WHAT YOU HAVE TO DO —
Skip every picture and transcribe the remaining material exactly.

— START —

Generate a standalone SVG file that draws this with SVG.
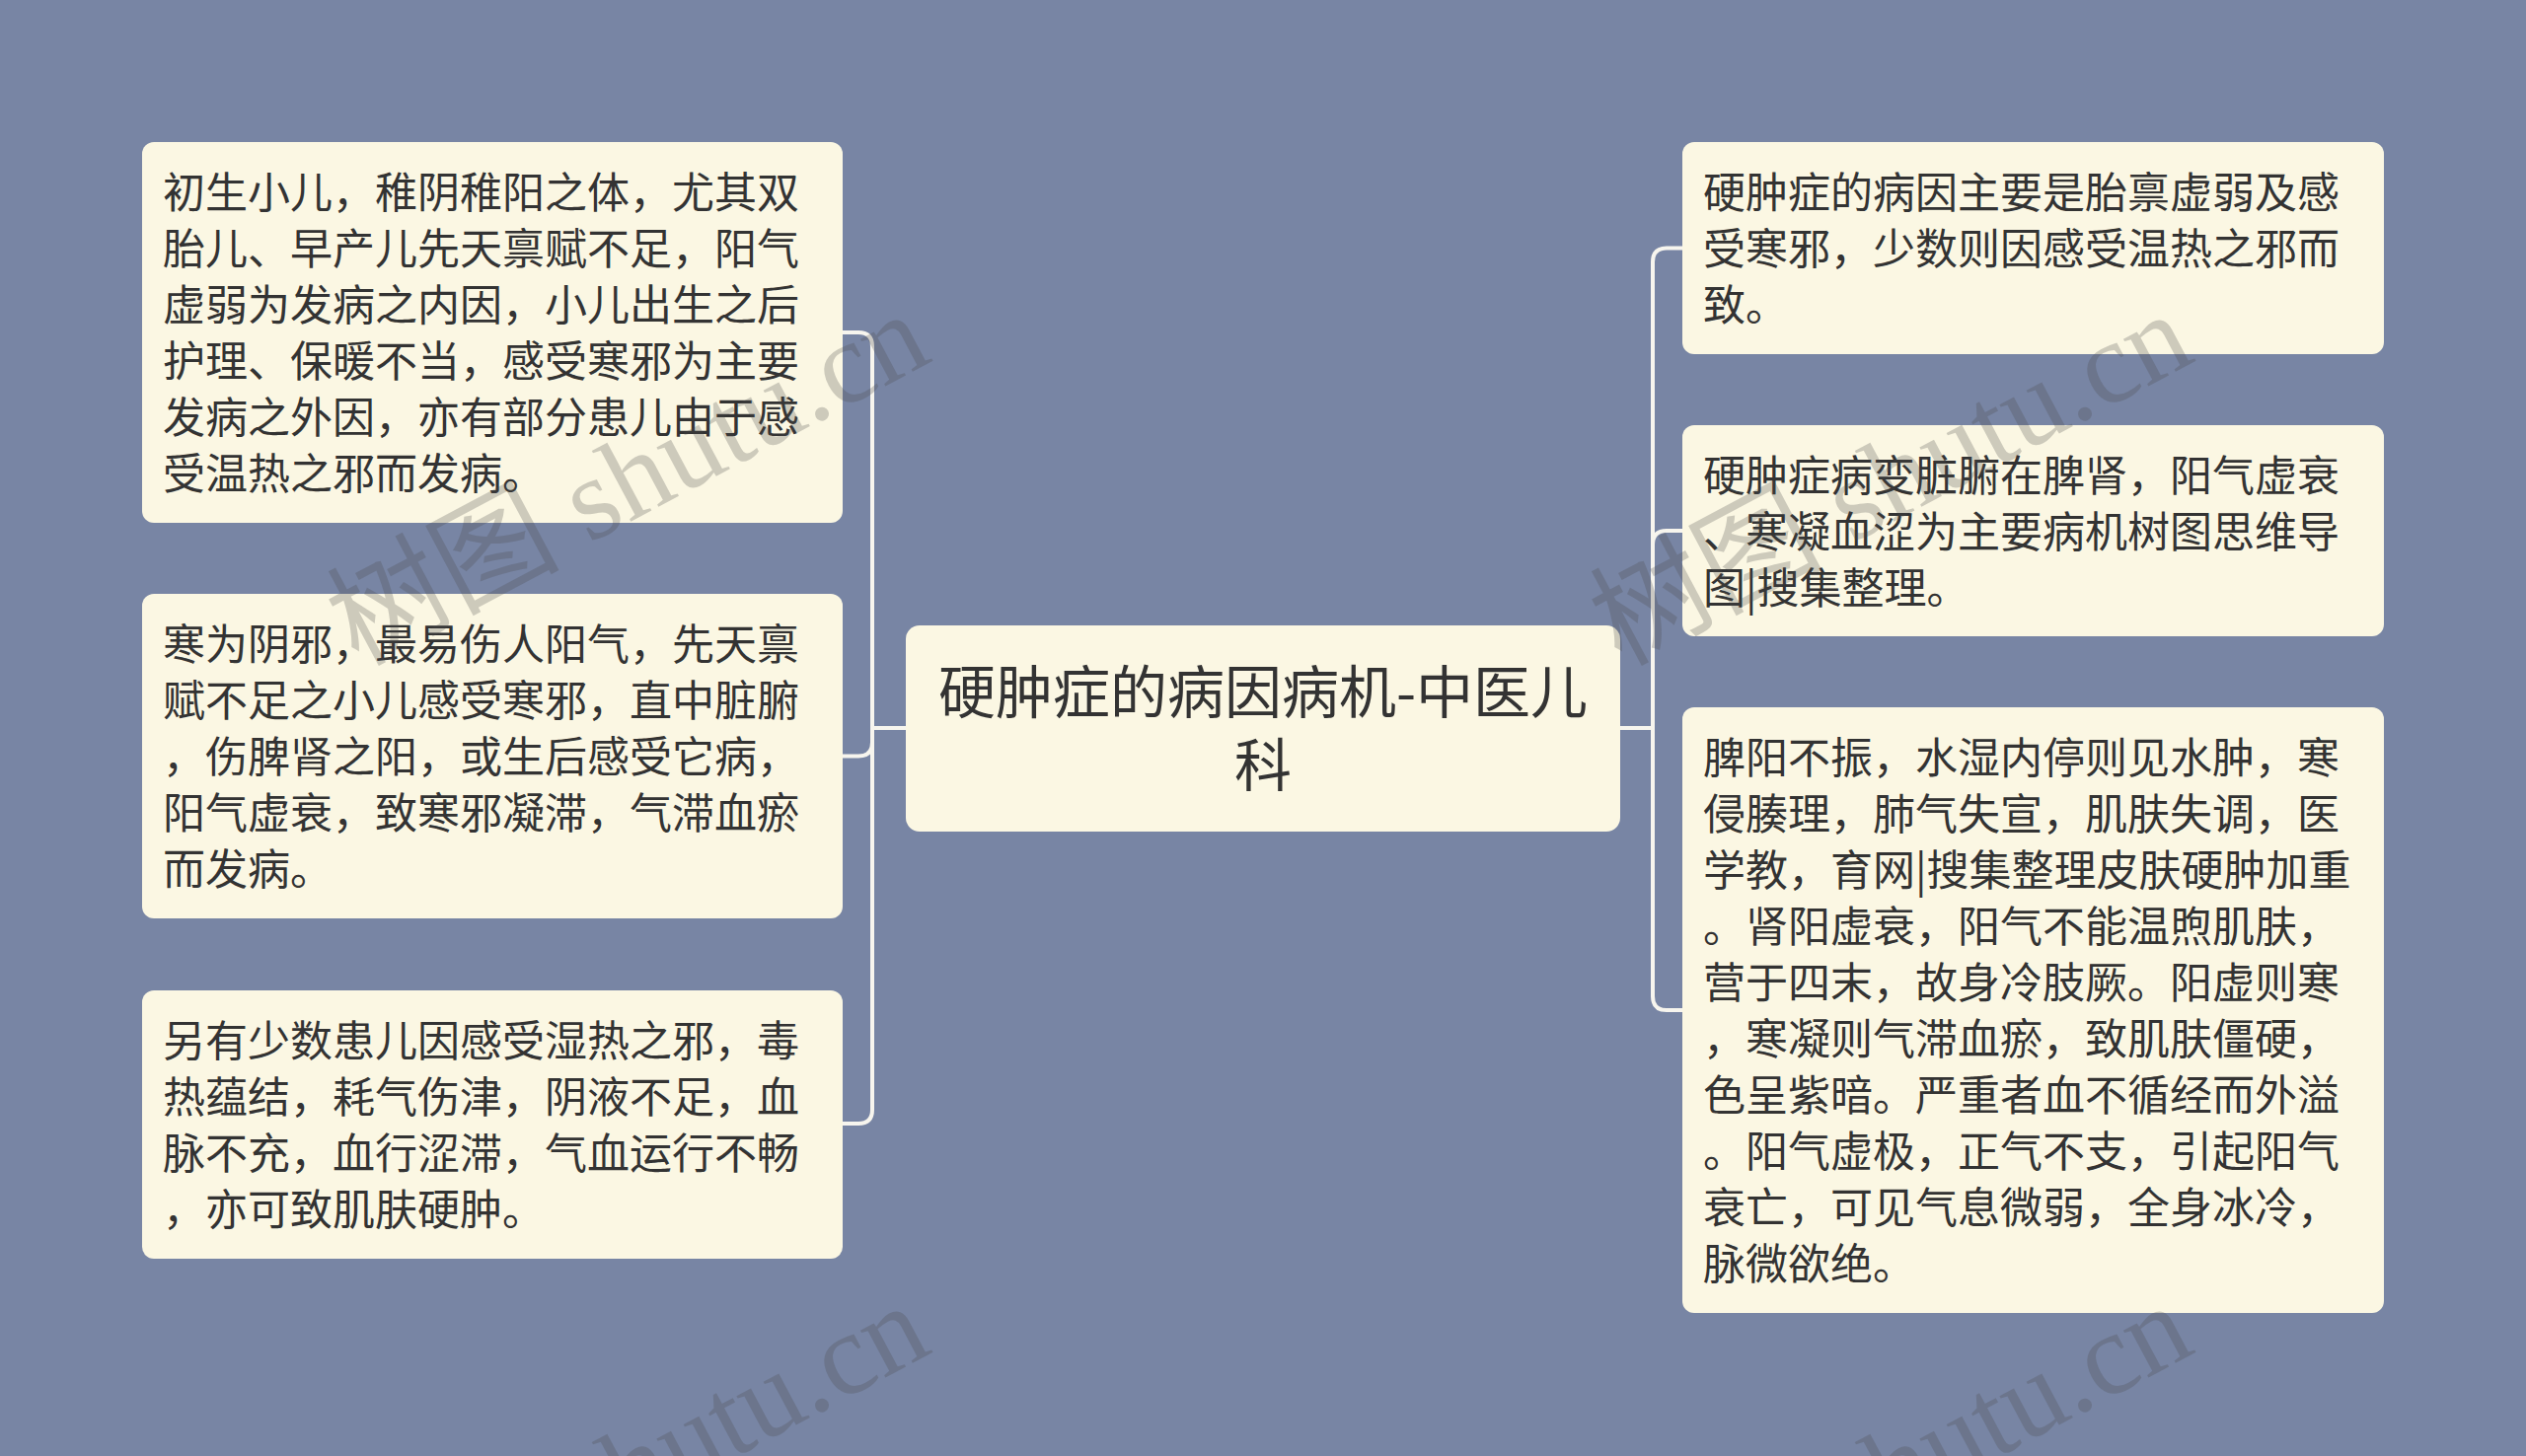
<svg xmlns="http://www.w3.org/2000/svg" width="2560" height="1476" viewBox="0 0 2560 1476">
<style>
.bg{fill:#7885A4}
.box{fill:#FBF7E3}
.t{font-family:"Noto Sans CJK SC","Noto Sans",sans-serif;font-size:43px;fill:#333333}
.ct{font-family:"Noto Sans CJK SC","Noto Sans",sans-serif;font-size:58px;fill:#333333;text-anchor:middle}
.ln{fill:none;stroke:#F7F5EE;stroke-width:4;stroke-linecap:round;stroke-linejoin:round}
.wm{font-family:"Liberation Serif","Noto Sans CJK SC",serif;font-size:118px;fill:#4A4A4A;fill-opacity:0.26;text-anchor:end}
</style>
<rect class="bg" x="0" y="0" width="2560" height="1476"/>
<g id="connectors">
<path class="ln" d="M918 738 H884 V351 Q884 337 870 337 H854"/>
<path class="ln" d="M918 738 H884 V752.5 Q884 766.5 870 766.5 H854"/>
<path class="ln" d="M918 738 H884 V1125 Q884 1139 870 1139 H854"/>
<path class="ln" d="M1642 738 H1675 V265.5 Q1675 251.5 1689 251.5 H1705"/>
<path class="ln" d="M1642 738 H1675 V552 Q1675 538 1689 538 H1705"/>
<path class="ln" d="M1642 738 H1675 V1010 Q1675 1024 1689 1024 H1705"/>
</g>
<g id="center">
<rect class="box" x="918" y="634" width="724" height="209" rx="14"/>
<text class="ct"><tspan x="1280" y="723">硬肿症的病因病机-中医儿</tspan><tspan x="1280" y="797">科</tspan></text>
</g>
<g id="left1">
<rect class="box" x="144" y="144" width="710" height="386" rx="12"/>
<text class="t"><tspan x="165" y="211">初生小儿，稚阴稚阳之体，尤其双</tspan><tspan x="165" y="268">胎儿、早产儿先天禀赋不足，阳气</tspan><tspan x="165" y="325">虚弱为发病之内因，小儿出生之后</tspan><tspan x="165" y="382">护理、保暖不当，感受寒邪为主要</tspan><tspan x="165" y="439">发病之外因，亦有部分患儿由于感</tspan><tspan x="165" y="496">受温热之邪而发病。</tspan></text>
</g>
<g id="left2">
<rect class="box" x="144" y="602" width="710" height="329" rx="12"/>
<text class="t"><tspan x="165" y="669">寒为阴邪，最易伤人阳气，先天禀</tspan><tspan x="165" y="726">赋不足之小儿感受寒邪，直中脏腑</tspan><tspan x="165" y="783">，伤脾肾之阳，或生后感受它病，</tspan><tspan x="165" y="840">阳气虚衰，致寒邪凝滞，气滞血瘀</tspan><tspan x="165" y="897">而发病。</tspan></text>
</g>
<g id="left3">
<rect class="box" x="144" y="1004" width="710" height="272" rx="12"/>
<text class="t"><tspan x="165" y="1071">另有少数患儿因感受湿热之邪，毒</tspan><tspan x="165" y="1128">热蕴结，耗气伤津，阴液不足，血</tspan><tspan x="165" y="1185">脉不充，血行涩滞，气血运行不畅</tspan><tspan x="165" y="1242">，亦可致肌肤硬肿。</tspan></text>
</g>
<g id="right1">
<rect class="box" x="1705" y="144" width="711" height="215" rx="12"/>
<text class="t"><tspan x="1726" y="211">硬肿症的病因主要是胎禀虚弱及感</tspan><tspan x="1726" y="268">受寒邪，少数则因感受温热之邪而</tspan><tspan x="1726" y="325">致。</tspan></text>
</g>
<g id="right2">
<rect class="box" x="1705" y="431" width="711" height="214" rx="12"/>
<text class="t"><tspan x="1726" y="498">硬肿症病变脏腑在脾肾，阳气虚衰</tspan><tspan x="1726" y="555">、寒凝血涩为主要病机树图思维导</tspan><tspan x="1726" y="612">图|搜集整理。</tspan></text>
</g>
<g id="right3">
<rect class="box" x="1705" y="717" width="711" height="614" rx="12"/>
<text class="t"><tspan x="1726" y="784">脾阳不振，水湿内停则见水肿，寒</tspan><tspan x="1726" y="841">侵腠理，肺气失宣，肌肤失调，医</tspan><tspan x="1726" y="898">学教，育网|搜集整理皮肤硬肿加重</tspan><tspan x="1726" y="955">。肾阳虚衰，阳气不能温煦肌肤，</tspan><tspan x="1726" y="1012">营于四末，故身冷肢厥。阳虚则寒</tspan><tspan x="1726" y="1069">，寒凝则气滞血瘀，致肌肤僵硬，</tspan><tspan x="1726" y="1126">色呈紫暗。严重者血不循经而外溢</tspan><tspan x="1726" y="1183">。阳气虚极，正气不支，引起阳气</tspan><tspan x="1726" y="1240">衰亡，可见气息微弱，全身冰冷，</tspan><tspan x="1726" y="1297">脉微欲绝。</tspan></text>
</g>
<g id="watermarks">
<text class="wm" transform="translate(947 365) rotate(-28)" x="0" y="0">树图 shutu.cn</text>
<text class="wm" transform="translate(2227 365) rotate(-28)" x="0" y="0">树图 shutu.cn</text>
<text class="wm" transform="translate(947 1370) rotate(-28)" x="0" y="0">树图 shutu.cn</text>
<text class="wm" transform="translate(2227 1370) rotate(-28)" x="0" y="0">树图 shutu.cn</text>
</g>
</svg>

— END —

IN RESPONSE —
Generate a standalone SVG file that draws this with SVG.
<svg xmlns="http://www.w3.org/2000/svg" width="2560" height="1476" viewBox="0 0 2560 1476">
<style>
.bg{fill:#7885A4}
.box{fill:#FBF7E3}
.t{font-family:"Noto Sans CJK SC","Noto Sans",sans-serif;font-size:43px;fill:#333333}
.ct{font-family:"Noto Sans CJK SC","Noto Sans",sans-serif;font-size:58px;fill:#333333;text-anchor:middle}
.ln{fill:none;stroke:#F7F5EE;stroke-width:4;stroke-linecap:round;stroke-linejoin:round}
.wm{font-family:"Liberation Serif","Noto Sans CJK SC",serif;font-size:118px;fill:#4A4A4A;fill-opacity:0.26;text-anchor:end}
</style>
<rect class="bg" x="0" y="0" width="2560" height="1476"/>
<g id="connectors">
<path class="ln" d="M918 738 H884 V351 Q884 337 870 337 H854"/>
<path class="ln" d="M918 738 H884 V752.5 Q884 766.5 870 766.5 H854"/>
<path class="ln" d="M918 738 H884 V1125 Q884 1139 870 1139 H854"/>
<path class="ln" d="M1642 738 H1675 V265.5 Q1675 251.5 1689 251.5 H1705"/>
<path class="ln" d="M1642 738 H1675 V552 Q1675 538 1689 538 H1705"/>
<path class="ln" d="M1642 738 H1675 V1010 Q1675 1024 1689 1024 H1705"/>
</g>
<g id="center">
<rect class="box" x="918" y="634" width="724" height="209" rx="14"/>
<text class="ct"><tspan x="1280" y="723">硬肿症的病因病机-中医儿</tspan><tspan x="1280" y="797">科</tspan></text>
</g>
<g id="left1">
<rect class="box" x="144" y="144" width="710" height="386" rx="12"/>
<text class="t"><tspan x="165" y="211">初生小儿，稚阴稚阳之体，尤其双</tspan><tspan x="165" y="268">胎儿、早产儿先天禀赋不足，阳气</tspan><tspan x="165" y="325">虚弱为发病之内因，小儿出生之后</tspan><tspan x="165" y="382">护理、保暖不当，感受寒邪为主要</tspan><tspan x="165" y="439">发病之外因，亦有部分患儿由于感</tspan><tspan x="165" y="496">受温热之邪而发病。</tspan></text>
</g>
<g id="left2">
<rect class="box" x="144" y="602" width="710" height="329" rx="12"/>
<text class="t"><tspan x="165" y="669">寒为阴邪，最易伤人阳气，先天禀</tspan><tspan x="165" y="726">赋不足之小儿感受寒邪，直中脏腑</tspan><tspan x="165" y="783">，伤脾肾之阳，或生后感受它病，</tspan><tspan x="165" y="840">阳气虚衰，致寒邪凝滞，气滞血瘀</tspan><tspan x="165" y="897">而发病。</tspan></text>
</g>
<g id="left3">
<rect class="box" x="144" y="1004" width="710" height="272" rx="12"/>
<text class="t"><tspan x="165" y="1071">另有少数患儿因感受湿热之邪，毒</tspan><tspan x="165" y="1128">热蕴结，耗气伤津，阴液不足，血</tspan><tspan x="165" y="1185">脉不充，血行涩滞，气血运行不畅</tspan><tspan x="165" y="1242">，亦可致肌肤硬肿。</tspan></text>
</g>
<g id="right1">
<rect class="box" x="1705" y="144" width="711" height="215" rx="12"/>
<text class="t"><tspan x="1726" y="211">硬肿症的病因主要是胎禀虚弱及感</tspan><tspan x="1726" y="268">受寒邪，少数则因感受温热之邪而</tspan><tspan x="1726" y="325">致。</tspan></text>
</g>
<g id="right2">
<rect class="box" x="1705" y="431" width="711" height="214" rx="12"/>
<text class="t"><tspan x="1726" y="498">硬肿症病变脏腑在脾肾，阳气虚衰</tspan><tspan x="1726" y="555">、寒凝血涩为主要病机树图思维导</tspan><tspan x="1726" y="612">图|搜集整理。</tspan></text>
</g>
<g id="right3">
<rect class="box" x="1705" y="717" width="711" height="614" rx="12"/>
<text class="t"><tspan x="1726" y="784">脾阳不振，水湿内停则见水肿，寒</tspan><tspan x="1726" y="841">侵腠理，肺气失宣，肌肤失调，医</tspan><tspan x="1726" y="898">学教，育网|搜集整理皮肤硬肿加重</tspan><tspan x="1726" y="955">。肾阳虚衰，阳气不能温煦肌肤，</tspan><tspan x="1726" y="1012">营于四末，故身冷肢厥。阳虚则寒</tspan><tspan x="1726" y="1069">，寒凝则气滞血瘀，致肌肤僵硬，</tspan><tspan x="1726" y="1126">色呈紫暗。严重者血不循经而外溢</tspan><tspan x="1726" y="1183">。阳气虚极，正气不支，引起阳气</tspan><tspan x="1726" y="1240">衰亡，可见气息微弱，全身冰冷，</tspan><tspan x="1726" y="1297">脉微欲绝。</tspan></text>
</g>
<g id="watermarks">
<text class="wm" transform="translate(947 365) rotate(-28)" x="0" y="0">树图 shutu.cn</text>
<text class="wm" transform="translate(2227 365) rotate(-28)" x="0" y="0">树图 shutu.cn</text>
<text class="wm" transform="translate(947 1370) rotate(-28)" x="0" y="0">树图 shutu.cn</text>
<text class="wm" transform="translate(2227 1370) rotate(-28)" x="0" y="0">树图 shutu.cn</text>
</g>
</svg>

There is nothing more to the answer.